Neff’s 33 years spent building better students
At the age of 25, Tim Neff was at a crossroads.
A former National Merit Scholarship Finalist then working a “dead end job,” Neff saw the different branches of opportunities ahead of him, but could not make a choice.
“I decided it was time to make a decision,” he said. “I looked at the teachers and coaches I’d had that were influences on me as a young man, and decided if I could be that influence for other people then that would go a ways in paying back what they gave to me.”
Neff is retiring this month after 33 years of teaching, 25 spent in the Whitefish School District.
In his time at Whitefish, he’s taught math and coached wrestling at the high school, most recently coaching alongside son and Bulldogs head coach Danny Neff.
Originally from Plentywood, Neff graduated from Whitefish School District and Montana State University on the way to becoming a teacher.
In his time at the front of the classroom, Neff said the students have always been the best part.
“It doesn’t matter what I’m teaching, whether it’s a freshman class or seniors, football or the wrestling team. It’s establishing rapport with the students, and everyday is a new adventure,” Neff said.
Since returning to Whitefish in 1995, Neff said new technologies and the ways they’ve been integrated in the classroom have been the biggest changes for his daily life.
“The advent of smartphones and connectivity lead to a bit of a disengaged situation with students — they have so much at their fingertips, instantaneous feedback with nearly anything they do. I’ve had to adjust with the times,” he said.
The tech divide has been most evident in his final year, he said, which has seen a sudden shift to remote learning caused by the closures of Montana schools in an effort to slow the spread of the coronavirus. Whitefish Schools closed in mid-March in accordance with a directive from Gov. Steve Bullock.
“It’s certainly different than anything we ever trained for, expected, dreamed about. I’m sitting now in an empty classroom, I’m communicating with students by phone calls and emails, and it’s just different,” he said. “The whole point of teaching is interacting with students and the relationships you develop.”
The transition to remote learning involved a lot of training for technologies and softwares he wasn’t used to, Neff said, but he’s getting along.
He started at “ground zero,” he added, but adaptation is just part of the job.
“We have to be versatile. That’s one essential thing to be successful in the field of education,” he said. “You can not be set in your ways, you need to be adaptable.”
In his time as a teacher, Neff said he focused most on building relationships with students and teaching them life skills.
In this case, Neff said it didn’t really matter what the subject was, or whether the teaching happened on the field or the wrestling mat.

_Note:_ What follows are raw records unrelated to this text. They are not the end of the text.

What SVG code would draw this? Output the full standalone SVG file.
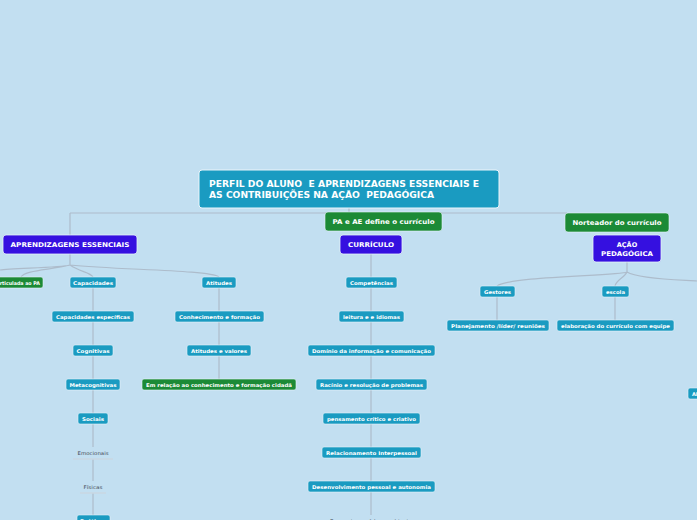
<svg xmlns="http://www.w3.org/2000/svg" width="697" height="520" viewBox="0 0 697 520">
<style>
.bg{fill:#c2dff1}
.ln{fill:none;stroke:#adbccb;stroke-width:1.2}
.t{fill:#1a9bc1;stroke:#e6f3fa;stroke-width:0.6}
.g{fill:#1c8a36;stroke:#e6f3fa;stroke-width:0.6}
.p{fill:#3510e0;stroke:#e6f3fa;stroke-width:0.8}
.s{font-family:"DejaVu Sans",Verdana,sans-serif;font-weight:bold;font-size:5px;fill:#ffffff;text-anchor:middle}
.m{font-family:"DejaVu Sans",Verdana,sans-serif;font-weight:bold;font-size:6.5px;fill:#ffffff;text-anchor:middle}
.h{font-family:"DejaVu Sans",Verdana,sans-serif;font-weight:bold;font-size:8px;fill:#ffffff;white-space:pre}
.pl{font-family:"DejaVu Sans",Verdana,sans-serif;font-size:5px;fill:#444c55;text-anchor:middle}
.ul{stroke:#c9d7e2;stroke-width:1.5}
</style>
<rect class="bg" x="0" y="0" width="697" height="520"/>
<g id="connectors">
<path class="ln" d="M349 208V213M70 213H567M70 213V235"/>
<path class="ln" d="M70 254V265C60 268 10 268 0 270M70 265C50 270 25 270 21 277M70 265C80 272 90 272 93 277M70 265C120 270 210 270 219 277"/>
<path class="ln" d="M93 288V515"/>
<path class="ln" d="M219 288V379"/>
<path class="ln" d="M371 254V520"/>
<path class="ln" d="M627 262V272C620 276 510 276 497 286M627 272C625 277 616 280 615 286M627 272C640 280 690 280 697 281"/>
<path class="ln" d="M497 297V320M615 297V320"/>
</g>
<g id="title"><rect x="199" y="170" width="300" height="38" rx="3" fill="#1a9bc1" stroke="#eaf5fb" stroke-width="1"/>
<text class="h" x="209" y="187" textLength="270" lengthAdjust="spacingAndGlyphs">PERFIL DO ALUNO  E APRENDIZAGENS ESSENCIAIS E</text>
<text class="h" x="209" y="198" textLength="225" lengthAdjust="spacingAndGlyphs">AS CONTRIBUIÇÕES NA AÇÃO  PEDAGÓGICA</text></g>
<g id="pa-ae"><rect class="g" x="325" y="212" width="117" height="19" rx="3"/><text class="m" x="383.5" y="224" textLength="102" lengthAdjust="spacingAndGlyphs">PA e AE define o currículo</text></g>
<g id="norteador"><rect class="g" x="565" y="213" width="104" height="19" rx="3"/><text class="m" x="617" y="225" textLength="89" lengthAdjust="spacingAndGlyphs">Norteador do currículo</text></g>
<g id="aprendizagens"><rect class="p" x="3" y="235" width="134" height="19" rx="3"/><text class="m" x="70" y="247" textLength="119" lengthAdjust="spacingAndGlyphs">APRENDIZAGENS ESSENCIAIS</text></g>
<g id="curriculo"><rect class="p" x="340" y="235" width="62" height="19" rx="3"/><text class="m" x="371" y="247" textLength="46" lengthAdjust="spacingAndGlyphs">CURRÍCULO</text></g>
<g id="acao"><rect class="p" x="593" y="235" width="68" height="27" rx="3"/><text class="m" x="627" y="246.5">AÇÃO</text><text class="m" x="627" y="255.5" textLength="52" lengthAdjust="spacingAndGlyphs">PEDAGÓGICA</text></g>
<g id="articulada"><rect class="g" x="-10" y="277" width="53" height="11" rx="2"/><text class="s" x="18" y="284.5" textLength="44" lengthAdjust="spacingAndGlyphs">Articulada ao PA</text></g>
<g id="capacidades"><rect class="t" x="70" y="277" width="46" height="11" rx="2"/><text class="s" x="93" y="284.5" textLength="40" lengthAdjust="spacingAndGlyphs">Capacidades</text></g>
<g id="cap-esp"><rect class="t" x="52" y="311" width="82" height="11" rx="2"/><text class="s" x="93" y="318.5" textLength="74" lengthAdjust="spacingAndGlyphs">Capacidades específicas</text></g>
<g id="cognitivas"><rect class="t" x="73" y="345" width="40" height="11" rx="2"/><text class="s" x="93" y="352.5" textLength="33" lengthAdjust="spacingAndGlyphs">Cognitivas</text></g>
<g id="metacognitivas"><rect class="t" x="66" y="379" width="54" height="11" rx="2"/><text class="s" x="93" y="386.5" textLength="47" lengthAdjust="spacingAndGlyphs">Metacognitivas</text></g>
<g id="sociais"><rect class="t" x="78" y="413" width="30" height="11" rx="2"/><text class="s" x="93" y="420.5" textLength="22" lengthAdjust="spacingAndGlyphs">Sociais</text></g>
<g id="emocionais"><rect x="80" y="447" width="26" height="12" class="bg"/><text class="pl" x="93" y="455" textLength="31" lengthAdjust="spacingAndGlyphs">Emocionais</text><line class="ul" x1="73" y1="459" x2="113" y2="459"/></g>
<g id="fisicas"><rect x="83" y="481" width="20" height="12" class="bg"/><text class="pl" x="93" y="489" textLength="19" lengthAdjust="spacingAndGlyphs">Físicas</text><line class="ul" x1="80" y1="493" x2="106" y2="493"/></g>
<g id="praticas"><rect class="t" x="77" y="515" width="33" height="11" rx="2"/><text class="s" x="93.5" y="522.5" textLength="27" lengthAdjust="spacingAndGlyphs">Práticas</text></g>
<g id="atitudes"><rect class="t" x="202" y="277" width="34" height="11" rx="2"/><text class="s" x="219" y="284.5" textLength="26" lengthAdjust="spacingAndGlyphs">Atitudes</text></g>
<g id="conhecimento"><rect class="t" x="175" y="311" width="89" height="11" rx="2"/><text class="s" x="219.5" y="318.5" textLength="81" lengthAdjust="spacingAndGlyphs">Conhecimento e formação</text></g>
<g id="atitudes-valores"><rect class="t" x="187" y="345" width="64" height="11" rx="2"/><text class="s" x="219" y="352.5" textLength="56" lengthAdjust="spacingAndGlyphs">Atitudes e valores</text></g>
<g id="em-relacao"><rect class="g" x="142" y="379" width="154" height="11" rx="2"/><text class="s" x="219" y="386.5" textLength="146" lengthAdjust="spacingAndGlyphs">Em relação ao conhecimento e formação cidadã</text></g>
<g id="competencias"><rect class="t" x="346" y="277" width="51" height="11" rx="2"/><text class="s" x="371.5" y="284.5" textLength="43" lengthAdjust="spacingAndGlyphs">Competências</text></g>
<g id="leitura"><rect class="t" x="339" y="311" width="65" height="11" rx="2"/><text class="s" x="371.5" y="318.5" textLength="57" lengthAdjust="spacingAndGlyphs">leitura e e idiomas</text></g>
<g id="dominio"><rect class="t" x="308" y="345" width="127" height="11" rx="2"/><text class="s" x="371.5" y="352.5" textLength="119" lengthAdjust="spacingAndGlyphs">Domínio da informação e comunicação</text></g>
<g id="racinio"><rect class="t" x="316" y="379" width="111" height="11" rx="2"/><text class="s" x="371.5" y="386.5" textLength="103" lengthAdjust="spacingAndGlyphs">Racínio e resolução de problemas</text></g>
<g id="pensamento"><rect class="t" x="323" y="413" width="97" height="11" rx="2"/><text class="s" x="371.5" y="420.5" textLength="89" lengthAdjust="spacingAndGlyphs">pensamento crítico e criativo</text></g>
<g id="relacionamento"><rect class="t" x="322" y="447" width="99" height="11" rx="2"/><text class="s" x="371.5" y="454.5" textLength="91" lengthAdjust="spacingAndGlyphs">Relacionamento Interpessoal</text></g>
<g id="desenvolvimento"><rect class="t" x="308" y="481" width="127" height="11" rx="2"/><text class="s" x="371.5" y="488.5" textLength="119" lengthAdjust="spacingAndGlyphs">Desenvolvimento pessoal e autonomia</text></g>
<g id="bem-estar"><rect x="328" y="515" width="86" height="6" class="bg"/><text class="pl" x="371" y="523" textLength="82" lengthAdjust="spacingAndGlyphs">Bem-estar, saúde e ambiente</text></g>
<g id="gestores"><rect class="t" x="480" y="286" width="35" height="11" rx="2"/><text class="s" x="497.5" y="293.5" textLength="27" lengthAdjust="spacingAndGlyphs">Gestores</text></g>
<g id="escola"><rect class="t" x="602" y="286" width="27" height="11" rx="2"/><text class="s" x="615.5" y="293.5" textLength="19" lengthAdjust="spacingAndGlyphs">escola</text></g>
<g id="planejamento"><rect class="t" x="447" y="320" width="102" height="11" rx="2"/><text class="s" x="498" y="327.5" textLength="94" lengthAdjust="spacingAndGlyphs">Planejamento /líder/ reuniões</text></g>
<g id="elaboracao"><rect class="t" x="557" y="320" width="117" height="11" rx="2"/><text class="s" x="615.5" y="327.5" textLength="109" lengthAdjust="spacingAndGlyphs">elaboração do currículo com equipe</text></g>
<g id="alunos"><rect class="t" x="688" y="388" width="30" height="11" rx="2"/><text class="s" x="692" y="395.5" style="text-anchor:start">Alunos</text></g>
</svg>
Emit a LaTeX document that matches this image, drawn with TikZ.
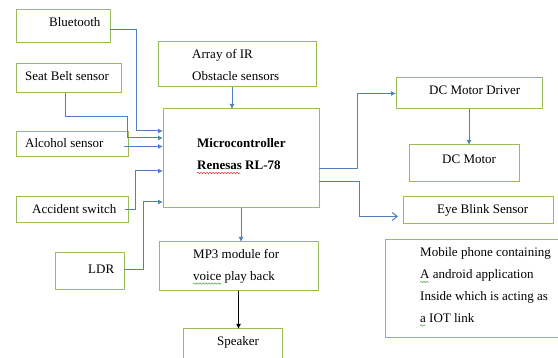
\documentclass[tikz,border=0pt]{standalone}
\usepackage{fontspec}
\setmainfont{Liberation Serif}
\usetikzlibrary{arrows.meta,calc,decorations.pathmorphing}
\definecolor{boxgreen}{RGB}{155,187,89}
\definecolor{linkblue}{RGB}{79,129,189}
\definecolor{squigred}{RGB}{225,60,60}
\definecolor{squiggreen}{RGB}{95,170,85}

\begin{document}
\begin{tikzpicture}[x=1pt,y=-1pt,>={Latex[length=5pt,width=5pt]},
		font=\fontsize{13}{22}\selectfont]
		\tikzstyle{blk}=[draw=boxgreen,line width=1pt,inner sep=0pt,outer sep=0pt,anchor=north west]
		\tikzstyle{lbl}=[inner sep=0pt,anchor=base west,align=left]
		\tikzstyle{link}=[->,draw=linkblue,line width=1pt]
		\tikzstyle{squig}=[decorate,decoration={snake,segment length=3pt,amplitude=0.7pt},line width=0.6pt]

		\useasboundingbox[fill=white] (0,0) rectangle (558,358);

		% inputs on the left
		\node[blk,minimum width=94pt,minimum height=33pt] (bt) at (16,10) {};
		\node[blk,minimum width=105pt,minimum height=29pt] (sb) at (16,64) {};
		\node[blk,minimum width=112pt,minimum height=25pt] (al) at (16,132) {};
		\node[blk,minimum width=112pt,minimum height=26pt] (acc) at (16,197) {};
		\node[blk,minimum width=69pt,minimum height=37pt] (ldr) at (55,253) {};

		% middle column
		\node[blk,minimum width=158pt,minimum height=45pt] (ir) at (158,42) {};
		\node[blk,minimum width=156pt,minimum height=99pt] (mc) at (163,109) {};
		\node[blk,minimum width=159pt,minimum height=49pt] (mp3) at (159,242) {};
		\node[blk,minimum width=99pt,minimum height=36pt] (spk) at (183,329) {};

		% outputs on the right
		\node[blk,minimum width=146pt,minimum height=31pt] (drv) at (396,78) {};
		\node[blk,minimum width=110pt,minimum height=37pt] (mot) at (409,145) {};
		\node[blk,minimum width=150pt,minimum height=27pt] (eye) at (403,197) {};
		\node[blk,minimum width=180pt,minimum height=98pt] (mob) at (385,240) {};

		% texts (base = last line)
		\node[lbl] (bt-t) at (49,27) {Bluetooth};
		\node[lbl] (sb-t) at (25,81) {Seat Belt sensor};
		\node[lbl] (al-t) at (25,148) {Alcohol sensor};
		\node[lbl] (acc-t) at (32,214) {Accident switch};
		\node[lbl] (ldr-t) at (88,274) {LDR};
		\node[lbl] (ir-t) at (192,81) {Array of IR\\Obstacle sensors};
		\node[lbl,font=\fontsize{13}{22}\selectfont\bfseries] (mc-t) at (197,170) {Microcontroller\\Renesas RL-78};
		\node[lbl] (mp3-t) at (193,281) {MP3 module for\\voice play back};
		\node[lbl] (spk-t) at (217,346) {Speaker};
		\node[lbl] (drv-t) at (429,95) {DC Motor Driver};
		\node[lbl] (mot-t) at (442,164) {DC Motor};
		\node[lbl] (eye-t) at (437,214) {Eye Blink Sensor};
		\node[lbl] (mob-t) at (420,323) {Mobile phone containing\\A android application\\Inside which is acting as\\a IOT link};

		% spell check marks
		\draw[squig,draw=squigred] ($(mc-t.base west)+(0,3)$) -- ++(43,0);
		\draw[squig,draw=squiggreen] ($(mp3-t.base west)+(0,2.5)$) -- ++(28,0);
		\draw[squig,draw=squiggreen] ($(mob-t.base west)+(0,-41)$) -- ++(9,0);
		\draw[squig,draw=squiggreen] ($(mob-t.base west)+(0,2.5)$) -- ++(5,0);

		% connections into the controller
		\draw[link] ([yshift=-3pt]bt.east) -- ++(26,0) |- ($(mc.north west)+(0,22)$);
		\draw[link] ([xshift=-3pt]sb.south) |- (127,117) |- ($(mc.north west)+(0,29)$);
		\draw[link] ([shift={(-4pt,-2pt)}]al.east) coordinate (al-o) -- (al-o -| mc.west);
		\draw[link] ([xshift=-3pt]acc.east) -- ++(10,0) |- ($(mc.north west)+(0,62)$);
		\draw[link] ([yshift=2pt]ldr.east) -- ++(19,0) |- ($(mc.north west)+(0,93)$);
		\draw[link] ([xshift=-5pt]ir.south) coordinate (ir-o) -- (ir-o |- mc.north);

		% connections out of the controller
		\draw[link] (mc.south) -- (mc.south |- mp3.north);
		\draw[->,line width=1pt] (mp3.south) -- (mp3.south |- spk.north);
		\draw[link] ([yshift=-10pt]mc.east) -- ++(38,0) |- (drv.west);
		\draw[link] (drv.south) -- (drv.south |- mot.north);
		\draw[link,-{Straight Barb[length=5pt,width=8pt]}] ([yshift=-23pt]mc.east) -- ++(40,0) |- ($(eye.west)+(-5,6)$);
	\end{tikzpicture}
\end{document}
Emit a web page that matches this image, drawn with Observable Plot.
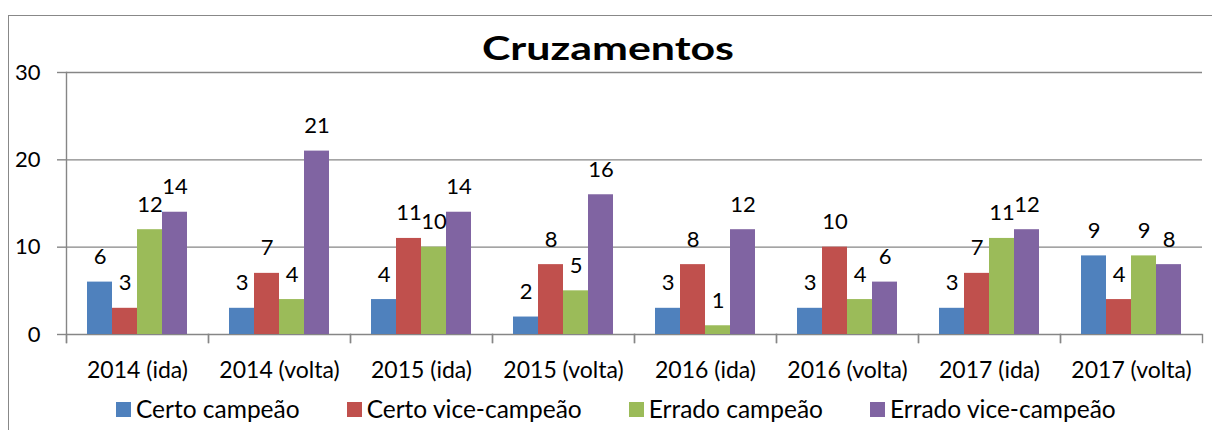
<!DOCTYPE html>
<html>
<head>
<meta charset="utf-8">
<script src="https://cdn.jsdelivr.net/npm/d3@7"></script>
<script src="https://cdn.jsdelivr.net/npm/@observablehq/plot@0.6"></script>
<style>
  html, body { margin: 0; padding: 0; background: #fff; }
  #wrap { position: relative; width: 1212px; height: 430px; overflow: hidden; font-family: Lato, "Open Sans", sans-serif; color: #000; }
  #border { position: absolute; left: 8px; top: 15px; width: 1300px; height: 500px; border: 1.5px solid #888; box-sizing: border-box; }
  #title { position: absolute; left: 608px; top: 28px; transform: translateX(-50%) scaleX(1.34); font-weight: bold; font-size: 32px; line-height: 40px; white-space: nowrap; }
  #legend { position: absolute; left: 116px; top: 394px; display: flex; gap: 47px; font-size: 24.5px; line-height: 30px; white-space: nowrap; }
  #legend .item { display: flex; align-items: center; }
  #legend .sw { width: 15px; height: 15px; margin-right: 5px; }
  #chart { position: absolute; left: 0; top: 0; }
</style>
</head>
<body>
<div id="wrap">
  <div id="border"></div>
  <div id="chart"></div>
  <div id="title"></div>
  <div id="legend"></div>
</div>
<script>
const title = "Cruzamentos";
const categories = ["2014 (ida)", "2014 (volta)", "2015 (ida)", "2015 (volta)", "2016 (ida)", "2016 (volta)", "2017 (ida)", "2017 (volta)"];
const series = ["Certo campeão", "Certo vice-campeão", "Errado campeão", "Errado vice-campeão"];
const colors = ["#4F81BD", "#C0504D", "#9BBB59", "#8064A2"];
const certoCampeao     = [6, 3, 4, 2, 3, 3, 3, 9];
const certoVice        = [3, 7, 11, 8, 8, 10, 7, 4];
const erradoCampeao    = [12, 4, 10, 5, 1, 4, 11, 9];
const erradoVice       = [14, 21, 14, 16, 12, 6, 12, 8];
const yTicks = [0, 10, 20, 30];

const seriesValues = [certoCampeao, certoVice, erradoCampeao, erradoVice];
const data = [];
categories.forEach((c, i) => {
  series.forEach((s, j) => data.push({cat: c, series: s, value: seriesValues[j][i]}));
});

const gridColor = "#868686";
const font = "Lato, 'Open Sans', sans-serif";

const chart = Plot.plot({
  width: 1212,
  height: 430,
  marginLeft: 64,
  marginRight: 8,
  marginTop: 72,
  marginBottom: 96,
  style: {fontFamily: font, color: "#000", background: "transparent"},
  fx: {domain: categories, paddingInner: 0, paddingOuter: 0, label: null},
  x: {domain: series, paddingInner: 0, paddingOuter: 0.74, axis: null},
  y: {domain: [0, 30], label: null},
  color: {domain: series, range: colors},
  marks: [
    Plot.ruleY(yTicks, {stroke: gridColor, strokeWidth: 1.4, strokeOpacity: 1}),
    Plot.frame({anchor: "left", stroke: gridColor, strokeWidth: 1.4, insetTop: 262, insetBottom: -8}),
    Plot.frame({anchor: "right", stroke: gridColor, strokeWidth: 1.4, insetTop: 262, insetBottom: -8}),
    Plot.frame({anchor: "left", stroke: gridColor, strokeWidth: 1.4, insetBottom: -8, fx: () => categories[0]}),
    Plot.axisY({ticks: yTicks, tickSize: 9, tickPadding: 17, fontSize: 22, stroke: gridColor, strokeWidth: 1.4, label: null}),
    Plot.axisFx({anchor: "bottom", tickSize: 0, tickPadding: 27, fontSize: 23, label: null}),
    Plot.barY(data, {fx: "cat", x: "series", y: "value", fill: "series"}),
    Plot.text(data, {fx: "cat", x: "series", y: "value", text: d => String(d.value), dy: -25, fontSize: 22, fill: "#000"})
  ]
});
document.getElementById("chart").appendChild(chart);
document.getElementById("title").textContent = title;

const legend = document.getElementById("legend");
series.forEach((s, i) => {
  const item = document.createElement("div");
  item.className = "item";
  const sw = document.createElement("span");
  sw.className = "sw";
  sw.style.background = colors[i];
  const t = document.createElement("span");
  t.textContent = s;
  item.appendChild(sw);
  item.appendChild(t);
  legend.appendChild(item);
});
</script>
</body>
</html>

Looking back over his career, he said he feels he had his priorities focused on making better citizens.
“Overall, I think I had my finger on what was important, and that was a work ethic and responsibility and being prepared, and establishing a respectful relationship with students where they could look at me and know that I was telling them the truth,” Neff said. “It doesn’t matter what you’re teaching. We have in our hands very impressionable young people, and we want to leave the right impression. We want to not just say the right things, but show them too, how to get along in life and treat people.”
And while his final semester as a teacher was not the end he’d had in mind, Neff says he’s been living the highlight of his career for the last three years — coaching alongside his son.
“The biggest highlight for me has been being able to work with my son for three years. I’ve been able to go in and be his assistant and helper. I coached him when he was coming through school, and to go in and work side by side with my son, you just get a different rapport with those kids than outside the classroom.”